И сели мы на аэродроме. Немцы боялись нас и не высылали из Познани даже разведку. Мы боялись их и тоже ничего не разведывали.

Я был чином выше танкистов. Держал себя уверенно, стал распоряжаться:

– Два танка поставить к дороге на Познань. Послать туда командира взвода.

Три танка поставили у офицерского казино, где мы расположились.

Мы сели в казино за стойкой и сидели так, пока не подошла танковая бригада. Набор закусок и напитков был бесподобный: из Франции, из Италии… Все солдаты ходили под газами.

Я больше всего боялся: перепьются, а там полно официанток и всякой женской обслуги… Всех этих баб, человек восемьдесят, велел загнать в казино и выставил свою охрану. Немки сначала очень перепугались, плакали, потом успокоились: видят – их не трогают. Мы для них были существами другой породы.

Комротам – танкистам я сразу сказал:

– Если ваши ребята начнут кобениться – смотрите сами…

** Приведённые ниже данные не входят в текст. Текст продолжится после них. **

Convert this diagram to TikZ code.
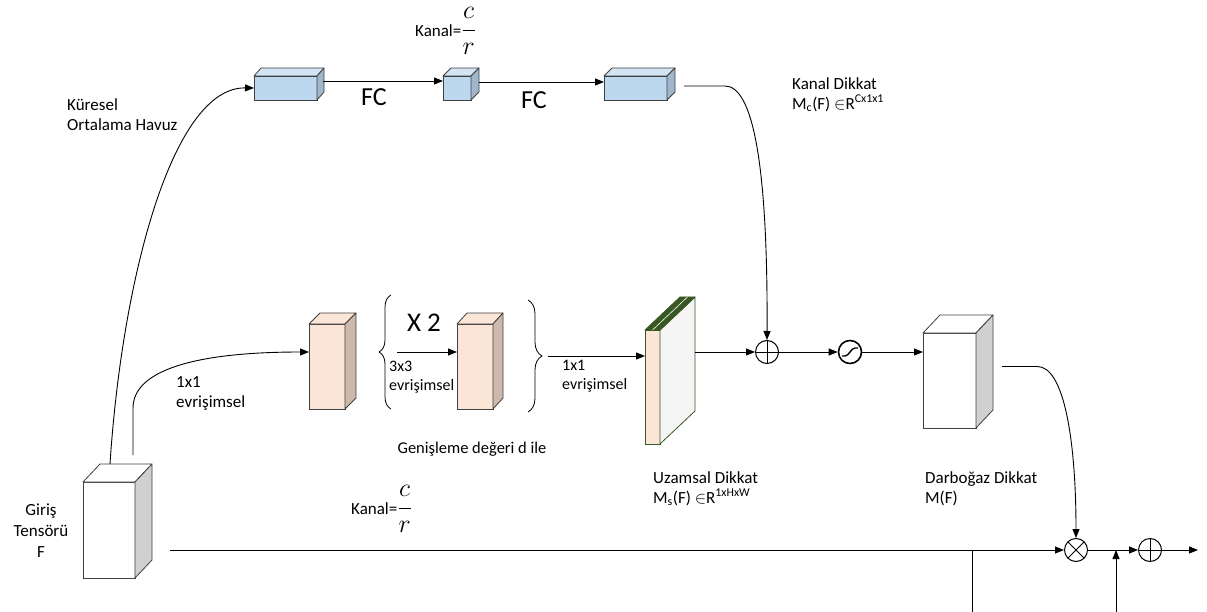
\RequirePackage{fix-cm}
\documentclass[tikz,border=0pt]{standalone}
\usepackage{fontspec}
\setmainfont{Carlito}
\usepackage{tikz}
\usetikzlibrary{arrows.meta,positioning,calc,decorations.pathreplacing}
\definecolor{BoxBlue}{HTML}{BDD7EE}
\definecolor{BoxBlueTop}{HTML}{D3E5F5}
\definecolor{BoxBlueSide}{HTML}{9FB6CC}
\definecolor{Peach}{HTML}{FBE5D6}
\definecolor{PeachSide}{HTML}{CDB9AC}
\definecolor{SideGray}{HTML}{D0D0D0}
\definecolor{SlabGreen}{HTML}{385723}
\definecolor{SlabSide}{HTML}{F4F5F4}
\definecolor{Edge}{HTML}{404040}

% top and side faces of a cuboid drawn behind a front node
\newcommand\cubside[6]{%
  \draw[draw=#6,fill=#4,line width=0.8pt,line join=round] (#1.north west) -- ++(#2,#3) -- ($(#1.north east)+(#2,#3)$) -- (#1.north east) -- cycle;
  \draw[draw=#6,fill=#5,line width=0.8pt,line join=round] (#1.north east) -- ++(#2,#3) -- ($(#1.south east)+(#2,#3)$) -- (#1.south east) -- cycle;
}
\newcommand\chfrac{{\fontsize{26}{28}\selectfont$\displaystyle\frac{c}{r}$}}

\begin{document}
\begin{tikzpicture}[x=1pt,y=-1pt,
  bluebox/.style={draw=Edge,fill=BoxBlue,line width=0.8pt,inner sep=0pt,outer sep=0pt,minimum height=24pt},
  peachbox/.style={draw=Edge,fill=Peach,line width=0.8pt,inner sep=0pt,outer sep=0pt,minimum width=36pt,minimum height=85pt},
  whitebox/.style={draw=Edge,fill=white,line width=0.8pt,inner sep=0pt,outer sep=0pt},
  slab/.style={draw=SlabGreen,fill=Peach,line width=0.8pt,inner sep=0pt,outer sep=0pt,minimum width=15pt,minimum height=114pt},
  lbl/.style={font=\fontsize{17}{20}\selectfont,align=left,inner sep=0pt},
  sml/.style={font=\fontsize{16}{19}\selectfont,align=left,inner sep=0pt},
  big/.style={font=\fontsize{26}{28}\selectfont,inner sep=0pt},
  opl/.style={circle,draw,line width=1pt,minimum size=23pt,inner sep=0pt,
    path picture={\draw[line width=1pt] (path picture bounding box.north) -- (path picture bounding box.south)
      (path picture bounding box.west) -- (path picture bounding box.east);}},
  otm/.style={circle,draw,line width=1pt,minimum size=23pt,inner sep=0pt,
    path picture={\draw[line width=1pt] (path picture bounding box.north west) -- (path picture bounding box.south east)
      (path picture bounding box.south west) -- (path picture bounding box.north east);}},
  sgm/.style={circle,draw,line width=1.6pt,minimum size=23pt,inner sep=0pt},
  arr/.style={-{Triangle[length=9pt,width=7pt]},line width=0.9pt},
  ln/.style={line width=0.9pt}
]
\useasboundingbox (0,0) rectangle (1207,612);

% channel branch
\node[bluebox,minimum width=63pt] (gap) at (285.5,88) {};
\cubside{gap}{7}{-8}{BoxBlueTop}{BoxBlueSide}{Edge}
\node[bluebox,minimum width=28pt] (fc1) at (457,88) {};
\cubside{fc1}{8}{-8}{BoxBlueTop}{BoxBlueSide}{Edge}
\node[bluebox,minimum width=63pt] (fc2) at (635.5,88) {};
\cubside{fc2}{8}{-8}{BoxBlueTop}{BoxBlueSide}{Edge}
\node[big] (fca) at (374,97) {FC};
\node[big] (fcb) at (534,100) {FC};
\node[lbl,anchor=west] (kan1) at (415,31) {Kanal=\chfrac};
\node[lbl,anchor=north west] (gaplbl) at (67,98) {Küresel\\Ortalama Havuz};
\node[lbl,anchor=north west] (chlbl) at (792,77) {Kanal Dikkat\\M\textsubscript{c}(F) $\in$R\textsuperscript{Cx1x1}};

% spatial branch
\node[peachbox] (conv1) at (327,366.5) {};
\cubside{conv1}{11}{-11}{Peach}{PeachSide}{Edge}
\node[peachbox] (conv2) at (475,366.5) {};
\cubside{conv2}{10}{-11}{Peach}{PeachSide}{Edge}
\coordinate (lbrb) at (391,409);
\coordinate (lbrt) at (391,295);
\coordinate (rbrt) at (528,300);
\coordinate (rbrb) at (528,412);
\draw[line width=0.8pt,decorate,decoration={brace,amplitude=12pt}] (lbrb) -- (lbrt);
\draw[line width=0.8pt,decorate,decoration={brace,amplitude=14pt}] (rbrt) -- (rbrb);
\node[font=\fontsize{27}{29}\selectfont,inner sep=0pt] (rep) at (424,323) {X 2};
\node[sml,anchor=north west] (c33) at (389,361) {3x3\\evrişimsel};
\node[sml,anchor=north west] (c11b) at (562,360) {1x1\\evrişimsel};
\node[lbl,anchor=north west] (c11a) at (176,376) {1x1\\evrişimsel};
\node[font=\fontsize{16.5}{19}\selectfont,inner sep=0pt] (dil) at (472,449) {Genişleme değeri d ile};

\node[slab] (spat) at (652.5,387) {};
\draw[draw=SlabGreen,fill=SlabSide,line width=0.8pt,line join=round] (spat.north east) -- ++(35,-33) -- ($(spat.south east)+(35,-33)$) -- (spat.south east) -- cycle;
\draw[draw=SlabGreen,fill=SlabGreen,line width=0.8pt,line join=round] (spat.north west) -- ++(35,-33) -- ++(15,0) -- (spat.north east) -- cycle;
\draw[white,line width=0.6pt] (spat.north) -- ++(35,-33);
\coordinate (spatback) at ($(spat.east)+(35,0)$);
\node[lbl,anchor=north west] (splbl) at (653,471) {Uzamsal Dikkat\\M\textsubscript{s}(F) $\in$R\textsuperscript{1xHxW}};

\node[opl] (add1) at (767,352) {};
\node[sgm] (sig) at (850,352) {};
\draw[line width=1.4pt] ($(sig)+(-8,4)$) -- ++(3,0) .. controls +(4,0) and +(-4,0) .. ++(10,-8) -- ++(3,0);

\node[whitebox,minimum width=53pt,minimum height=95pt] (bott) at (949.5,380.5) {};
\cubside{bott}{17}{-18}{white}{SideGray}{Edge}
\node[lbl,anchor=north west] (btlbl) at (925,471) {Darboğaz Dikkat\\M(F)};

% input and output
\node[whitebox,minimum width=52pt,minimum height=96pt] (inp) at (109,530) {};
\cubside{inp}{17}{-18}{white}{SideGray}{Edge}
\node[lbl,align=center,font=\fontsize{17}{21}\selectfont] (inplbl) at (41,531) {Giriş\\Tensörü\\F};
\node[lbl,anchor=west] (kan2) at (351,509) {Kanal=\chfrac};
\node[otm] (mul) at (1076,550) {};
\node[opl] (add2) at (1150,550) {};

\coordinate (inpa) at (110,464);
\coordinate (inpb) at (133,455);
\coordinate (x2s) at (397,352);
\coordinate (rbs) at (548,356);
\coordinate (skip) at (170,550);
\coordinate (dn) at (972,612);
\coordinate (up) at (1116,612);
\coordinate (out) at (1198,550);

\draw[arr] (inpa) .. controls (122,280) and (172,87) .. (gap.west);
\draw[arr] (inpb) -- (133,408) .. controls (133,372) and (190,352) .. ([yshift=14.5pt]conv1.west);
\draw[arr] ($(gap.east)+(6,-7)$) -- ($(fc1.west)+(0,-7)$);
\draw[arr] ($(fc1.east)+(8,-6)$) -- ($(fc2.west)+(0,-6)$);
\draw[arr] ($(fc2.east)+(17,-2)$) -- ($(fc2.east)+(58,-2)$) .. controls (752,86) and (768,160) .. (add1.north);
\draw[arr] (x2s) -- (x2s -| conv2.west);
\draw[arr] (rbs) -- (rbs -| spat.west);
\draw[arr] (add1 -| spatback) -- (add1.west);
\draw[arr] (add1.east) -- (sig.west);
\draw[arr] (sig.east) -- (sig.east -| bott.west);
\draw[arr] ($(bott.east)+(26,-14)$) -- ++(35,0) .. controls (1064,366) and (1076,440) .. (mul.north);
\draw[arr] (skip) -- (mul.west);
\draw[ln] (dn |- mul) -- (dn);
\draw[arr] (up) -- (up |- mul);
\draw[arr] (mul.east) -- (add2.west);
\draw[arr] (add2.east) -- (out);
\end{tikzpicture}
\end{document}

Один командир роты, худенький, интеллигентный, быстренько забалдел. Второй был хваткий, цепкий такой, но меня побаивался. Танков было пятнадцать, их против нас было мало. В своих я был уверен полностью.

Аэродром мог принести большие неприятности. А теперь наши летчики имели аэродром, даже с бензином. Пикировщик «Пе-2» взлетал с аэродрома, даже не убирал шасси, высыпал на немцев бомбы с двухсот – трехсот метров и шел назад. И так – карусель целый день.

События в Германии начала сорок пятого года развивались столь же динамично, как у нас в сорок первом. После окружения Познани основная часть наших войск пошла вперед, на Одер. Наш дивизион оставили на блокаде Познани. Пехоты у нас было раза в три меньше, чем у немцев, но было подавляющее превосходство в артиллерии. Мы огнем пресекали попытки прорыва немцев из окружения.

Тут немцы внезапным ударом вдоль Одера из Померании попытались отрезать наши части, идущие на Берлин. Нашу бригаду бросили на встречный контрудар. Эта угроза была ликвидирована.

Весна сорок пятого застала меня на Одере.